# Mac FOH M.I.A



## Hughesie (Jul 6, 2008)

The homepage for the site appears to have gone, might have already been discussed does anyone know why?

because i was looking into a spec for the new intel mac i have


----------



## museav (Jul 6, 2008)

There was a lot of discussion in numerous forums last December regarding the status of MacFOH. A number of people stated they were having problems getting responses or information from Shaun, the developer of MacFOH, and wondered what had happened. A couple of people responded saying that Shaun was still around but they would not add any other information. That was also around the time of Shaun's last personal posts in some of those pro sound forums. I guess there's a chance he is focusing all his efforts on a new version, but a lack of activity, the apparent unresponsiveness and the disappearance of the web site would not usually be a good sign.

As a Smaart, EASERA and EASERA SysTune user, I am not active in the MacFOH user forum, but you might want to investigate that, there may be more information there.


----------



## Hughesie (Jul 6, 2008)

i looked into smaart but saw the price tag and decided there must be cheaper options. but im testing a 30day trial of smaart for mac right now and it seems very good


----------



## Eboy87 (Jul 6, 2008)

Hughsie, if you're put off by the price tag of Smaart, then you really won't like MacFOH. The last version I saw had a price tag of around $1k US. But that was a year or two ago, before it went vaporware.


----------



## museav (Jul 6, 2008)

If being able to run native on a Mac OS is not a requirement, then you might also look at EASERA SysTune, very feature packed and available through Renkus-Heinz for $750 versus the $795 price for Smaart V6.

MacFOH is/was a Mac based audio analysis program.

FWIW, the future of Smaart currently seems a little nebulous. Smaart is still offered by EAW/Loud, however Jamie Anderson, who did most of the Smaart support and training, and Calvert Dayton, who was the developer and programmer of Smaart, are both no longer part of that direct effort. They have formed a company called Rational Acoustics that provides independent Smaart support and training, but currently their prior roles at EAW have not been filled, leaving the future of Smaart unknown.


----------



## Hughesie (Aug 31, 2008)

Hello All,

Currently trialing Spectre which is a fantastic program (and only 75$ US)

it looks fantastic

Audiofile Engineering


----------



## museav (Aug 31, 2008)

Hughesie89 said:


> Currently trialing Spectre which is a fantastic program (and only 75$ US)

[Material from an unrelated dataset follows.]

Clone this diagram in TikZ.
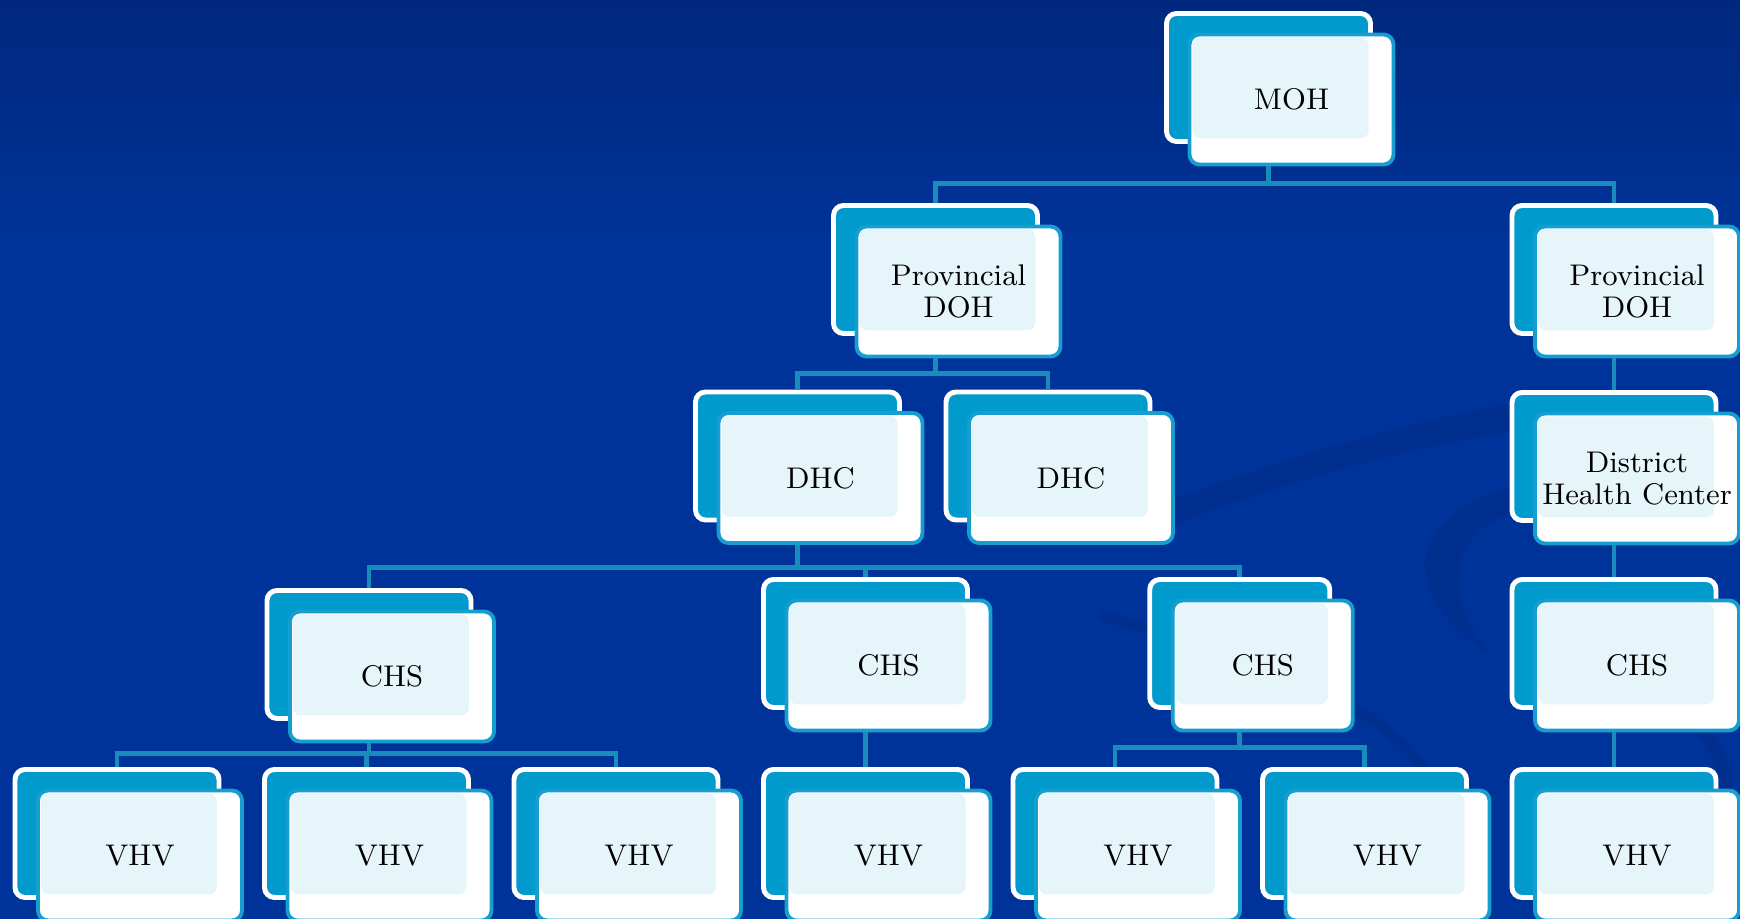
\documentclass[tikz,border=0pt]{standalone}
\usepackage{tikz}
\usetikzlibrary{positioning,calc}
\definecolor{bgtop}{RGB}{0,40,126}
\definecolor{bgmain}{RGB}{0,51,153}
\definecolor{backcyan}{RGB}{0,154,204}
\definecolor{frontcyan}{RGB}{22,158,208}
\definecolor{innerblue}{RGB}{230,245,250}
\definecolor{linkcyan}{RGB}{25,140,188}
\definecolor{swooshblue}{RGB}{0,34,112}

\begin{document}
\begin{tikzpicture}[
back/.style={draw=white, line width=1.4pt, fill=backcyan, rounded corners=0.1cm, minimum width=2.04cm, minimum height=1.28cm, inner sep=0pt},
front/.style={draw=frontcyan, line width=1.1pt, fill=white, rounded corners=0.1cm, minimum width=2.04cm, minimum height=1.30cm, inner sep=0pt, xshift=0.23cm, yshift=-0.22cm, align=center, font=\fontsize{8.5}{9.2}\selectfont,
  path picture={\fill[innerblue, rounded corners=0.08cm] ([xshift=0.03cm, yshift=-0.03cm]path picture bounding box.north west) rectangle ([xshift=-0.25cm, yshift=0.26cm]path picture bounding box.south east);}},
link/.style={draw=linkcyan, line width=1.4pt},
swoosh/.style={fill=swooshblue, opacity=0.2},
node distance=1cm
]
\useasboundingbox (0,0) rectangle (17.40,-9.19);
%Background
\fill[bgmain] (0,-2.5) rectangle (17.40,-9.19);
\shade[top color=bgtop, bottom color=bgmain] (0,0) rectangle (17.40,-2.55);
\fill[swoosh] (11.6,-5.05) .. controls (13.0,-4.5) and (14.4,-4.15) .. (15.3,-4.0) -- (15.3,-4.3) .. controls (14.4,-4.4) and (13.0,-4.75) .. (11.6,-5.3) -- cycle;
\fill[swoosh] (15.2,-4.85) .. controls (14.1,-5.1) and (13.9,-5.9) .. (14.9,-6.55) .. controls (14.4,-5.9) and (14.5,-5.3) .. (15.2,-5.1) -- cycle;
\draw[swooshblue, opacity=0.2, line width=3pt] (11.0,-6.15) .. controls (12.8,-6.7) and (14.3,-7.1) .. (14.5,-8.3);
\draw[swooshblue, opacity=0.2, line width=4pt] (16.9,-7.2) .. controls (17.3,-7.5) and (17.35,-8.0) .. (17.2,-8.6);

%Nodes
\node[back]  (mohB)  at (12.685,-0.775) {};
\node[front] (moh)   at (mohB)          {MOH};

\node[back]  (provAB) at (9.355,-2.695) {};
\node[front] (provA)  at (provAB)       {Provincial\\DOH};

\node[back]  (dhcAB) at (7.975,-4.56)  {};
\node[front] (dhcA)  at (dhcAB)        {DHC};
\node[back]  (dhcBB) at (10.48,-4.56)  {};
\node[front] (dhcB)  at (dhcBB)        {DHC};

\node[back]  (vhvAB) at (1.17,-8.335)                  {};
\node[back]  (vhvBB) [right of=vhvAB, xshift=1.495cm]  {};
\node[back]  (vhvCB) [right of=vhvBB, xshift=1.495cm]  {};
\node[back]  (vhvDB) [right of=vhvCB, xshift=1.495cm]  {};
\node[back]  (vhvEB) [right of=vhvDB, xshift=1.495cm]  {};
\node[back]  (vhvFB) [right of=vhvEB, xshift=1.495cm]  {};
\node[back]  (vhvGB) [right of=vhvFB, xshift=1.495cm]  {};
\foreach \v in {A,B,C,D,E,F,G}
  \node[front] (vhv\v) at (vhv\v B) {VHV};

\node[back]  (chsAB) [above of=vhvBB, xshift=0.025cm, yshift=0.79cm] {};
\node[front] (chsA)  at (chsAB) {CHS};
\node[back]  (chsBB) [above of=vhvDB, yshift=0.9cm] {};
\node[front] (chsB)  at (chsBB) {CHS};
\node[back, minimum width=1.80cm]  (chsCB) at ($(vhvEB)!0.5!(vhvFB)+(0,1.9)$) {};
\node[front, minimum width=1.80cm] (chsC)  at (chsCB) {CHS};
\node[back]  (chsDB) [above of=vhvGB, yshift=0.9cm] {};
\node[front] (chsD)  at (chsDB) {CHS};

\node[back]  (dhcCB)  [above of=chsDB, yshift=0.87cm] {};
\node[front] (dhcC)   at (dhcCB)  {District\\Health Center};
\node[back]  (provBB) [above of=dhcCB, yshift=0.87cm] {};
\node[front] (provB)  at (provBB) {Provincial\\DOH};

%Lines
\draw[link] (mohB.center |- moh.south) -- ++(0,-0.17) -| (provAB.north);
\draw[link] (mohB.center |- moh.south) -- ++(0,-0.17) -| (provBB.north);
\draw[link] (provAB.center |- provA.south) -- ++(0,-0.15) -| (dhcAB.north);
\draw[link] (provAB.center |- provA.south) -- ++(0,-0.15) -| (dhcBB.north);
\draw[link] (provBB.center |- provB.south) -- (dhcCB.north);
\draw[link] (dhcAB.center |- dhcA.south) -- ++(0,-0.23) -| (chsAB.north);
\draw[link] (dhcAB.center |- dhcA.south) -- ++(0,-0.23) -| (chsBB.north);
\draw[link] (dhcAB.center |- dhcA.south) -- ++(0,-0.23) -| (chsCB.north);
\draw[link] (dhcCB.center |- dhcC.south) -- (chsDB.north);
\draw[link] (chsAB.center |- chsA.south) -- ++(0,-0.1) -| (vhvAB.north);
\draw[link] (chsAB.center |- chsA.south) -- ++(0,-0.1) -| (vhvBB.north);
\draw[link] (chsAB.center |- chsA.south) -- ++(0,-0.1) -| (vhvCB.north);
\draw[link] (chsBB.center |- chsB.south) -- (vhvDB.north);
\draw[link] (chsCB.center |- chsC.south) -- ++(0,-0.15) -| (vhvEB.north);
\draw[link] (chsCB.center |- chsC.south) -- ++(0,-0.15) -| (vhvFB.north);
\draw[link] (chsDB.center |- chsD.south) -- (vhvGB.north);
\end{tikzpicture}
\end{document}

Looks very nice but it appears to be intended for metering and monitoring of audio signals and is an audio analyzer rather than an acoustical analyzer. In fact they actually provide a link to another program they recommend for acoustical analysis. So while something like Spectre may be very useful it's functionality is also quite different from that of MacFOH, Smaart, SysTune, Praxis, EASERA, SATLive, etc. that are used to analyze a room and speaker system.


----------



## Hughesie (Sep 1, 2008)

Well it fits my needs. Just a spectrum analyser to sound check with


----------



## museav (Sep 1, 2008)

Hughesie89 said:


> Well it fits my needs. Just a spectrum analyser to sound check with


That's great to hear, Spectre does look very interesting. But since you had originally asked about MacFOH and mentioned Smaart and as the thread had focused on those types of analysis programs, I simply did not want people spending $75 thinking that Spectre is comparable to those other programs discussed. However, many people do purchase programs like MacFOH or Smaart and basically use them as an RTA, using only a limited part of the functionality of those programs. Something like Spectre may be a more cost effective alternative in those situations.


----------



## TimmyP1955 (Sep 1, 2008)

As I read it, Spectre does Tranfer Function and Phase, which is most of what one needs. (I did not see anything about Impulse Response, but they might add that if it's not there already.)


----------